I happened to visit Delhi in the winter of 2003 to attend a marriage function and the heart had desired to pay a visit to atleast one of the seven wonders on the earth. After all the body flew so many miles far away from south and and an extra 200-300 kms was worth the effort. I was not very keen to visit the place but for the interest of my friend.
After quickly finishing the mid-night marriage, we boarded an early morning train from Hazrat Nizamuddin with unslept eyes and threw ourselves to sound sleep once the train onset its journey. We had nothing to carry which saved us from being in the shoes of Byomkesh Bakshi and instead placed ourselves in the shoes of Mungeri Lal to enjoy our ‘haseen sapne’. It was not a peaceful sleep as the deadly cold winter wind was cutting across the compartment and through our skin and thanks to my sweater for having turned so caring in the hour of need.
The train departed from us in the early afternoon and we continued our journey befriending an auto rick. As we drew nearer to the monument, my disinterest started to distant and I started loving the colorful atmosphere that surrounded.
I reached the main gateway, a grand red sandstone building facing the Mahal that carefully hides it behind and the Monument resides amidst this bordered complex of these red sandstone walls.
After stepping inside the main gate, my eyes went speechless for some moments amazed at the sight of the beauty – the epitome of love. My goodness, an absolute white beauty standing afront facing the blue skies with its four pillars at each corner, just looked absolutely stunning.
The large white marble structure stood on a square plinth with an arch shaped doorway.
The marble dome is around 100+ feet high and is often called an amrud dome where the top resembles a lotus design and are surrounded by four smaller domed at its corners.
The main chamber houses Mumtaz and Shah Jahan but the actual graves are actually at a lower level. The main finial topped by a moon was originally made of gold but was replaced by a copy made of bronze in the early 19th century.
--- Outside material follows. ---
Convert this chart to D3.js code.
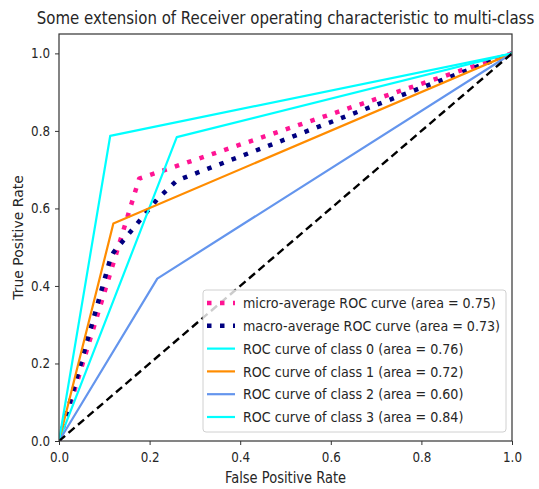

The monument is quite large and my friend had to take the photo from quite a distance away to fit the structure into the whole frame and I realized how big it stood in comparison to my tiny self.
As we began discovering the place further lost in its beauty, we managed to eavesdrop to the tunes of the guides that were enlightening the Non Residents of the country and we got to know a lot more about the wonder of the earth.
The four pillars (namely minarets) each proudly stand more than 130 feet tall and each one were divided into three equal parts. At the top the final balcony mirrors the design of that on the tomb. They share the same decorative elements of a lotus design topped by a gilded finial. The minarets are so constructed carefully to be slightly outside of the plinth so that in the event of any collapse, they would tend to fall away from the tomb.
The exterior decorations of the Taj are covered with stone inlays, carvings, calligraphy. Abstract forms are found throughout, especially in the plinth, minarets, gateway, and on the surfaces of the tomb. On the lower walls of the tomb are white marble sculpted with depictions of flowers and vines.
After spending a great time with the enchanting beauty, it was time for us to bid it ‘bye’ as we had a flight to catch from the City, back to the home South.
I am sure to visit it sometime in the near future again to refresh the memories and this time capture the beauty from the eyes of Canon.
Thank You, Shah Jahan, the beauty of your loving memory truly reflects through this monument. Salutations!